Ну, что там говорить, ежедневные прогулки стали, чуть повышу стиль, неотъемлемой частью моего литературного творчества, в котором каждый шаг есть новое слово и каждое новое слово есть еще один шаг. В поэзии ритм оголен до предела стопами, да еще опирается на рифму. У меня в прозе тоже всегда есть ритм, который основывается на моем шаге по улицам Москвы, даже если Москва без прямого присутствия ощущается только читателем, имеется в виду, находится в подтексте.

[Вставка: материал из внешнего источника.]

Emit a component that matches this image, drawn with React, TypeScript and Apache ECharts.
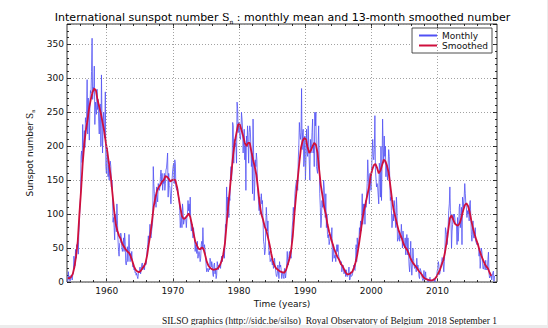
import React, { useEffect, useRef } from "react";
import * as echarts from "echarts";

// ---- Monthly mean sunspot number (one value per month, starting Jan 1954) ----
const monthlyStartYear = 1954;
const monthly1950s = [
  0.3, 1.8, 15.2, 3.6, 8.5, 1.2, 4.7, 10.1, 6.2, 2.9, 11.5, 14.0,
  38, 32, 24, 48, 35, 55, 52, 58, 41, 73, 88, 112,
  124, 185, 193, 176, 232, 183, 205, 223, 198, 242, 235, 243,
  298, 218, 271, 245, 209, 256, 282, 278, 310, 359, 269, 287,
  282, 318, 232, 265, 254, 247, 284, 254, 269, 237, 218, 259,
  262, 200, 305, 238, 190, 233, 250, 228, 212, 280, 170, 160,
];
const monthly1960s = [
  190, 197, 155, 172, 150, 172, 178, 170, 140, 150, 135, 88,
  95, 80, 62, 100, 88, 74, 115, 90, 63, 45, 38, 57,
  58, 72, 67, 51, 45, 52, 65, 45, 72, 60, 28, 25,
  32, 52, 30, 45, 70, 48, 30, 42, 35, 45, 30, 22,
  25, 18, 20, 14, 15, 10, 13, 8, 5, 12, 15, 18,
  22, 12, 18, 25, 28, 18, 20, 24, 18, 28, 25, 26,
  38, 48, 55, 68, 59, 70, 85, 68, 65, 75, 82, 90,
  170, 145, 130, 115, 125, 110, 140, 125, 118, 145, 140, 135,
  140, 155, 165, 145, 160, 135, 150, 145, 160, 135, 145, 165,
  168, 178, 190, 125, 160, 142, 140, 128, 115, 130, 150, 162,
];
const monthly1970s = [
  170, 175, 145, 180, 175, 140, 140, 135, 140, 130, 125, 120,
  105, 80, 90, 105, 80, 115, 105, 85, 90, 90, 95, 92,
  80, 95, 100, 120, 105, 115, 100, 125, 88, 75, 82, 85,
  65, 80, 70, 62, 45, 55, 50, 42, 60, 35, 40, 45,
  40, 30, 35, 55, 60, 48, 80, 55, 50, 55, 45, 38,
  22, 15, 20, 18, 15, 20, 18, 35, 30, 22, 30, 25,
  12, 8, 25, 28, 12, 20, 5, 10, 30, 25, 18, 25,
  22, 25, 20, 30, 38, 30, 35, 40, 50, 35, 60, 85,
  80, 140, 105, 125, 120, 95, 125, 120, 155, 170, 150, 165,
  235, 230, 175, 210, 200, 205, 200, 175, 265, 255, 220, 235,
];
const monthly1980s = [
  230, 215, 210, 220, 250, 240, 225, 190, 210, 225, 180, 200,
  135, 215, 200, 230, 205, 175, 220, 230, 225, 200, 170, 190,
  130, 240, 190, 120, 140, 180, 170, 190, 180, 140, 130, 130,
  105, 125, 100, 115, 130, 115, 120, 95, 60, 55, 40, 45,
  80, 110, 95, 75, 90, 60, 40, 45, 30, 30, 35, 35,
  25, 30, 20, 25, 35, 25, 25, 10, 8, 12, 25, 15,
  5, 30, 22, 25, 18, 5, 12, 15, 8, 5, 20, 12,
  6, 15, 25, 45, 30, 25, 38, 45, 35, 40, 35, 65,
  80, 90, 110, 100, 95, 130, 140, 140, 150, 150, 135, 180,
  200, 235, 220, 210, 220, 285, 195, 220, 225, 170, 180, 215,
];
const monthly1990s = [
  150, 180, 225, 190, 185, 230, 200, 200, 150, 210, 190, 200,
  220, 240, 190, 205, 170, 250, 230, 250, 170, 170, 160, 200,
  230, 180, 130, 110, 80, 90, 120, 110, 120, 150, 140, 140,
  95, 130, 80, 100, 70, 65, 70, 55, 60, 60, 70, 65,
  80, 30, 40, 55, 35, 35, 40, 30, 30, 55, 45, 55,
  40, 35, 35, 30, 25, 30, 15, 20, 25, 25, 12, 15,
  18, 8, 18, 10, 8, 10, 15, 22, 3, 4, 15, 8,
  8, 10, 15, 20, 25, 18, 17, 35, 55, 30, 65, 50,
  50, 60, 80, 70, 90, 75, 90, 130, 85, 115, 100, 115,
  85, 120, 110, 125, 145, 180, 160, 140, 115, 160, 150, 135,
];
const monthly2000s = [
  135, 190, 210, 185, 180, 195, 245, 165, 165, 140, 145, 140,
  140, 115, 175, 165, 125, 200, 120, 170, 240, 200, 175, 215,
  185, 200, 155, 175, 175, 150, 150, 195, 185, 150, 120, 125,
  105, 80, 90, 100, 90, 120, 110, 90, 80, 125, 110, 60,
  60, 65, 75, 60, 70, 65, 85, 70, 50, 75, 65, 55,
  50, 65, 40, 40, 70, 40, 65, 45, 25, 15, 30, 60,
  25, 10, 25, 50, 35, 25, 20, 22, 25, 15, 35, 20,
  25, 20, 8, 5, 20, 20, 15, 10, 5, 2, 3, 17,
  5, 3, 15, 4, 4, 5, 1, 0, 2, 5, 7, 1,
  2, 2, 1, 2, 4, 5, 5, 0, 7, 7, 7, 16,
];
const monthly2010s = [
  20, 30, 25, 11, 13, 20, 26, 30, 36, 35, 25, 15,
  30, 45, 80, 80, 70, 55, 65, 65, 105, 115, 140, 105,
  95, 50, 75, 85, 100, 90, 100, 95, 85, 85, 85, 55,
  95, 60, 75, 110, 115, 80, 90, 110, 55, 125, 118, 110,
  125, 145, 130, 115, 110, 95, 105, 100, 110, 90, 115, 120,
  95, 70, 60, 75, 90, 65, 65, 65, 80, 60, 60, 55,
  55, 57, 55, 38, 50, 20, 32, 50, 45, 35, 20, 19,
  26, 27, 18, 32, 18, 19, 18, 33, 44, 13, 6, 8,
  7, 11, 3, 9, 14, 16, 1, 9,
];

// ---- 13-month smoothed number, sampled in Feb, May, Aug, Nov of each year from 1954 ----
const smoothedStartYear = 1954;
const smoothed1950s = [
  5.9, 5.3, 7.5, 12, 22, 38, 60, 100, 135, 175, 205, 225,
  240, 258, 270, 280, 285, 282, 268, 258, 248, 235, 222, 205,
];
const smoothed1960s = [
  190, 172, 155, 130, 105, 85, 75, 68, 63, 56, 52, 48,
  45, 43, 38, 31, 23, 18, 15.5, 14.5, 16, 20, 23, 28,
  40, 57, 72, 92, 112, 125, 135, 140, 143, 148, 150, 156,
  155, 152, 148, 150,
];
const smoothed1970s = [
  151, 150, 140, 125, 110, 97, 93, 94, 97, 101, 96, 85,
  72, 60, 54, 49, 48, 51, 49, 40, 30, 24, 21, 19,
  18, 18.5, 19, 21, 25, 31, 41, 57, 85, 113, 137, 163,
  188, 207, 220, 232,
];
const smoothed1980s = [
  232, 224, 215, 205, 200, 205, 205, 192, 180, 170, 158, 138,
  115, 100, 92, 82, 76, 66, 55, 42, 31, 24, 20, 18,
  16, 15, 14, 14, 18, 26, 34, 46, 67, 100, 127, 152,
  176, 198, 208, 212,
];
const smoothed1990s = [
  210, 198, 190, 194, 200, 205, 202, 190, 165, 142, 127, 110,
  100, 85, 74, 65, 57, 49, 43, 37, 33, 27, 24, 19,
  14, 11.3, 11.7, 13, 15, 21, 29, 40, 55, 72, 90, 105,
  115, 127, 138, 155,
];
const smoothed2000s = [
  165, 172, 174, 168, 160, 164, 172, 180, 178, 171, 161, 142,
  122, 106, 96, 86, 76, 70, 64, 56, 51, 48, 43, 36,
  31, 27, 24, 21, 17, 14, 11, 7, 5, 4, 3.2, 2.4,
  2.4, 3, 5, 8,
];
const smoothed2010s = [
  13, 18, 25, 32, 43, 58, 76, 94, 98, 92, 86, 84,
  83, 87, 95, 105, 113, 116, 112, 103, 90, 79, 70, 62,
  55, 46, 39, 33, 27, 23, 20, 14, 9,
];

const monthlyValues = [
  ...monthly1950s, ...monthly1960s, ...monthly1970s, ...monthly1980s,
  ...monthly1990s, ...monthly2000s, ...monthly2010s,
];
const smoothedValues = [
  ...smoothed1950s, ...smoothed1960s, ...smoothed1970s, ...smoothed1980s,
  ...smoothed1990s, ...smoothed2000s, ...smoothed2010s,
];

// ---- Axes ----
const xMin = 1954;
const xMax = 2019;
const xMajorTicks = [1960, 1970, 1980, 1990, 2000, 2010];
const xMinorTicks = [
  1956, 1958, 1962, 1964, 1966, 1968, 1972, 1974, 1976, 1978, 1982, 1984, 1986,
  1988, 1992, 1994, 1996, 1998, 2002, 2004, 2006, 2008, 2012, 2014, 2016, 2018,
];
const yMin = 0;
const yMax = 380;
const yInterval = 50;

const SANS = "DejaVu Sans";
const SERIF = "DejaVu Serif";
const BLUE = "#5050f4";
const RED = "#cf0f3c";

export default function App() {
  const ref = useRef<HTMLDivElement>(null);

  useEffect(() => {
    document.body.style.margin = "0";
    if (!ref.current) return;
    const chart = echarts.init(ref.current, undefined, { renderer: "svg" });

    const monthlyPoints = monthlyValues.map((v, i) => [
      monthlyStartYear + (i + 0.5) / 12,
      v,
    ]);
    const smoothedPoints = smoothedValues.map((v, i) => [
      smoothedStartYear + (3 * i + 1.5) / 12,
      v,
    ]);

    const tickLine = { color: "#000", width: 0.8 };
    const baseX = {
      type: "value" as const,
      min: xMin,
      max: xMax,
      axisLine: { show: false },
      splitLine: { show: false },
    };
    const majorTick = {
      show: true,
      inside: true,
      length: 4,
      customValues: xMajorTicks,
      lineStyle: tickLine,
    };
    const minorTickX = {
      show: true,
      inside: true,
      length: 2,
      customValues: xMinorTicks,
      lineStyle: tickLine,
    };

    const nameRich = {
      a: { fontFamily: SANS, fontSize: 9, color: "#111", lineHeight: 12 },
      s: { fontFamily: SERIF, fontSize: 9, color: "#111", lineHeight: 12 },
      n: {
        fontFamily: SERIF,
        fontSize: 5,
        color: "#111",
        lineHeight: 7,
        verticalAlign: "bottom",
      },
    };

    chart.setOption({
      animation: false,
      backgroundColor: "#fff",
      grid: {
        left: 67,
        right: 50,
        top: 24,
        bottom: 43,
        show: true,
        borderColor: "#000",
        borderWidth: 0.8,
        backgroundColor: "transparent",
        outerBoundsMode: "none",
      },
      legend: {
        data: ["Monthly", "Smoothed"],
        orient: "vertical",
        right: 55,
        top: 28,
        itemWidth: 18,
        itemHeight: 8,
        itemGap: 1,
        padding: [3, 4, 3, 6],
        backgroundColor: "#fff",
        borderColor: "#222",
        borderWidth: 0.8,
        selectedMode: false,
        itemStyle: { opacity: 0 },
        textStyle: { fontFamily: SANS, fontSize: 9, color: "#111" },
      },
      xAxis: [
        {
          ...baseX,
          position: "bottom",
          axisTick: majorTick,
          axisLabel: {
            show: true,
            customValues: xMajorTicks,
            formatter: (v: number) => String(v),
            fontFamily: SANS,
            fontSize: 9,
            color: "#111",
            margin: 4,
          },
          name: "Time (years)",
          nameLocation: "middle",
          nameGap: 14,
          nameTextStyle: { fontFamily: SANS, fontSize: 9, color: "#111", verticalAlign: "top" },
        },
        { ...baseX, position: "bottom", axisTick: minorTickX, axisLabel: { show: false } },
        { ...baseX, position: "top", axisTick: majorTick, axisLabel: { show: false } },
        { ...baseX, position: "top", axisTick: minorTickX, axisLabel: { show: false } },
      ],
      yAxis: [
        {
          type: "value",
          min: yMin,
          max: yMax,
          interval: yInterval,
          position: "left",
          axisLine: { show: false },
          axisTick: { show: true, inside: true, length: 4, lineStyle: tickLine },
          minorTick: { show: true, splitNumber: 5, length: 2, lineStyle: tickLine },
          axisLabel: {
            showMaxLabel: false,
            fontFamily: SANS,
            fontSize: 9,
            color: "#111",
            margin: 3,
          },
          splitLine: {
            show: true,
            lineStyle: { color: "#8a8a8a", type: [1, 2], width: 0.8 },
          },
          name: "{a|Sunspot number }{s|S}{n|n}",
          nameLocation: "middle",
          nameGap: 22,
          nameTextStyle: { rich: nameRich },
        },
        {
          type: "value",
          min: yMin,
          max: yMax,
          interval: yInterval,
          position: "right",
          axisLine: { show: false },
          axisTick: { show: true, inside: true, length: 4, lineStyle: tickLine },
          minorTick: { show: true, splitNumber: 5, length: 2, lineStyle: tickLine },
          axisLabel: { show: false },
          splitLine: { show: false },
        },
      ],
      series: [
        {
          type: "line",
          data: [],
          silent: true,
          z: 1,
          markLine: {
            silent: true,
            symbol: "none",
            label: { show: false },
            lineStyle: { color: "#8a8a8a", type: [1, 2], width: 0.8 },
            data: xMajorTicks.map((v) => ({ xAxis: v })),
          },
        },
        {
          name: "Monthly",
          type: "line",
          data: monthlyPoints,
          symbol: "none",
          silent: true,
          z: 3,
          lineStyle: { color: BLUE, width: 0.8 },
          itemStyle: { color: BLUE },
        },
        {
          name: "Smoothed",
          type: "line",
          data: smoothedPoints,
          symbol: "none",
          silent: true,
          z: 4,
          lineStyle: { color: RED, width: 1.8 },
          itemStyle: { color: RED },
        },
      ],
      graphic: [
        {
          type: "text",
          x: 282.5,
          y: 17,
          silent: true,
          style: {
            text:
              "{a|International sunspot number }{s|S}{n|n}{a| : monthly mean and 13-month smoothed number}",
            align: "center",
            verticalAlign: "middle",
            rich: {
              a: { fontFamily: SANS, fontSize: 11, color: "#000", lineHeight: 14 },
              s: { fontFamily: SERIF, fontSize: 11, color: "#444", lineHeight: 14 },
              n: {
                fontFamily: SERIF,
                fontSize: 6,
                color: "#444",
                lineHeight: 8,
                verticalAlign: "bottom",
              },
            },
          },
        },
        {
          type: "text",
          x: 497,
          y: 321,
          silent: true,
          style: {
            text: "SILSO graphics (http://sidc.be/silso)  Royal Observatory of Belgium  2018 September 1",
            align: "right",
            verticalAlign: "middle",
            fontFamily: "Liberation Serif",
            fontSize: 9.5,
            fill: "#111",
          },
        },
      ],
    });

    return () => chart.dispose();
  }, []);

  return (
    <div style={{ width: 548, height: 328, background: "#ececec", position: "relative" }}>
      <div ref={ref} style={{ width: 547, height: 325, background: "#fff" }} />
    </div>
  );
}
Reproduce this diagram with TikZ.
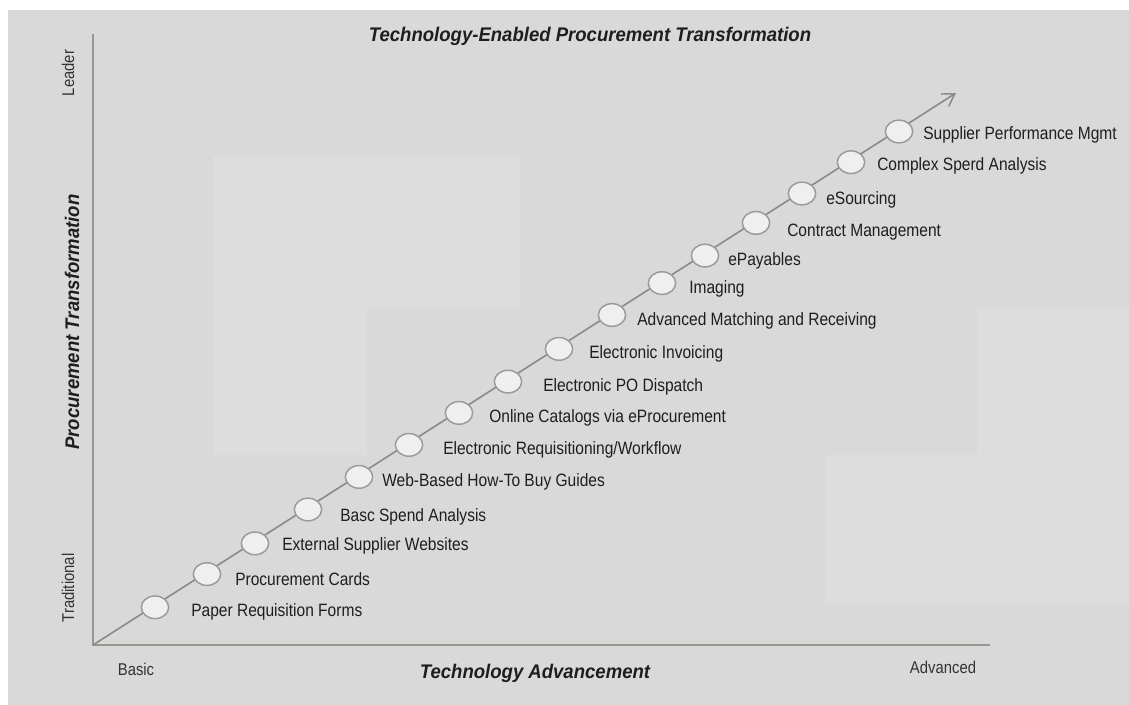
\documentclass[tikz,border=0pt]{standalone}
\usepackage{fontspec}
\setmainfont{Liberation Sans}
\newfontfamily\lblfont[FakeStretch=0.87]{Liberation Sans}
\newfontfamily\headfont[FakeStretch=0.94]{Liberation Sans}
\usetikzlibrary{arrows.meta,shapes.geometric}
\definecolor{bg}{HTML}{D9D9D9}
\definecolor{tile}{HTML}{DDDDDD}
\definecolor{axisgray}{HTML}{9A9690}
\definecolor{linegray}{HTML}{8A8A8A}
\definecolor{dotfill}{HTML}{EFEFEF}
\definecolor{dotedge}{HTML}{9A9A9A}
\definecolor{ink}{HTML}{1E1E1E}
\definecolor{softink}{HTML}{333333}

\begin{document}
\begin{tikzpicture}[x=0.75pt,y=-0.75pt,
  axisline/.style={draw=axisgray,line width=1.5pt},
  trend/.style={draw=linegray,line width=1.2pt,
    -{Straight Barb[length=9pt,width=11pt,line width=1.1pt]}},
  dot/.style={ellipse,draw=dotedge,fill=dotfill,line width=1.1pt,
    minimum width=20.5pt,minimum height=17pt,inner sep=0pt},
  lbl/.style={anchor=base west,inner sep=0pt,text=ink,
    font=\lblfont\fontsize{13.4}{15}\selectfont},
  endlbl/.style={inner sep=0pt,text=softink,
    font=\lblfont\fontsize{12.8}{14}\selectfont},
  heading/.style={inner sep=0pt,text=ink,
    font=\headfont\bfseries\itshape\fontsize{14.8}{16}\selectfont}]

% page and panel
\useasboundingbox (0,0) rectangle (1129,705);
\fill[white] (0,0) rectangle (1129,705);
\fill[bg] (8,10) rectangle (1129,705);
\fill[tile] (213,157) rectangle (520,307);
\fill[tile] (213,307) rectangle (367,455);
\fill[tile] (977,307) rectangle (1129,455);
\fill[tile] (825,455) rectangle (1129,603);

% axes
\coordinate (origin) at (93,645);
\coordinate (ytop) at (93,34);
\coordinate (xend) at (990,645);
\coordinate (tip) at (956,93);
\draw[axisline] (ytop) -- (origin) -- (xend);

% rising trend line
\draw[trend] (origin) -- (tip);

% milestones along the trend
\node[dot] (e1)  at (155,607.3) {};
\node[dot] (e2)  at (207,574.1) {};
\node[dot] (e3)  at (255,543.4) {};
\node[dot] (e4)  at (308,509.5) {};
\node[dot] (e5)  at (359,476.9) {};
\node[dot] (e6)  at (409,444.9) {};
\node[dot] (e7)  at (459,412.9) {};
\node[dot] (e8)  at (508,381.6) {};
\node[dot] (e9)  at (559,348.9) {};
\node[dot] (e10) at (612,315.0) {};
\node[dot] (e11) at (662,283.1) {};
\node[dot] (e12) at (705,255.6) {};
\node[dot] (e13) at (756,222.9) {};
\node[dot] (e14) at (802,193.5) {};
\node[dot] (e15) at (851,162.2) {};
\node[dot] (e16) at (899,131.5) {};

% milestone labels
\node[lbl] (l1)  at (191,617) {Paper Requisition Forms};
\node[lbl] (l2)  at (235,586) {Procurement Cards};
\node[lbl] (l3)  at (282,551) {External Supplier Websites};
\node[lbl] (l4)  at (340,522) {Basc Spend Analysis};
\node[lbl] (l5)  at (382,487) {Web-Based How-To Buy Guides};
\node[lbl] (l6)  at (443,455) {Electronic Requisitioning/Workflow};
\node[lbl] (l7)  at (489,423) {Online Catalogs via eProcurement};
\node[lbl] (l8)  at (543,392) {Electronic PO Dispatch};
\node[lbl] (l9)  at (589,359) {Electronic Invoicing};
\node[lbl] (l10) at (637,325.5) {Advanced Matching and Receiving};
\node[lbl] (l11) at (689,294) {Imaging};
\node[lbl] (l12) at (728,266) {ePayables};
\node[lbl] (l13) at (787,237) {Contract Management};
\node[lbl] (l14) at (826,205) {eSourcing};
\node[lbl] (l15) at (877,171) {Complex Sperd Analysis};
\node[lbl] (l16) at (923,140) {Supplier Performance Mgmt};

% titles and axis ends
\node[heading] (title) at (590,36) {Technology-Enabled Procurement Transformation};
\node[heading] (xtitle) at (535,673) {Technology Advancement};
\node[heading,rotate=90] (ytitle) at (72,322) {Procurement Transformation};
\node[endlbl,rotate=90] (leader) at (68,73) {Leader};
\node[endlbl,rotate=90] (trad) at (68,588) {Traditional};
\node[endlbl] (basic) at (136,669) {Basic};
\node[endlbl] (adv) at (943,667) {Advanced};
\end{tikzpicture}
\end{document}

В жаркое воскресенье в прохладном метро было мало народа. Я вышел на «Кожуховской», поднялся не пешком по лестнице, а на эскалаторе, вышел на улицу у старых пятиэтажек, свернул направо. Навстречу мне попались два вспотевших милиционера в синих рубашках с короткими рукавами и с наручниками на поясах. Между ними едва волочил ноги в удививших меня новых футбольных бутсах с шипами совершенно пьяный, небритый, грязный, со сморщенным коричневым лицом бродяга. Я повернул за метро еще раз направо под горку, а потом перешел на ту сторону Южнопортовой улицы и пошел под несмолкаемым солнцем в сторону Третьего транспортного кольца, перед которым направо должна была быть Угрешская улица. Я шел совершенно один.
Золотом жарким горит небосвод,
Улицы все заливая лучами.
Солнце над башнями кремлевскими встает
И к Маяковской спешит с москвичами┘
Здравствуй, столица, здравствуй, Москва!
Здравствуй, московское небо!
В сердце у каждого эти слова,
Как далеко бы он ни был.
Здравствуй, моя столица, здравствуй, Москва!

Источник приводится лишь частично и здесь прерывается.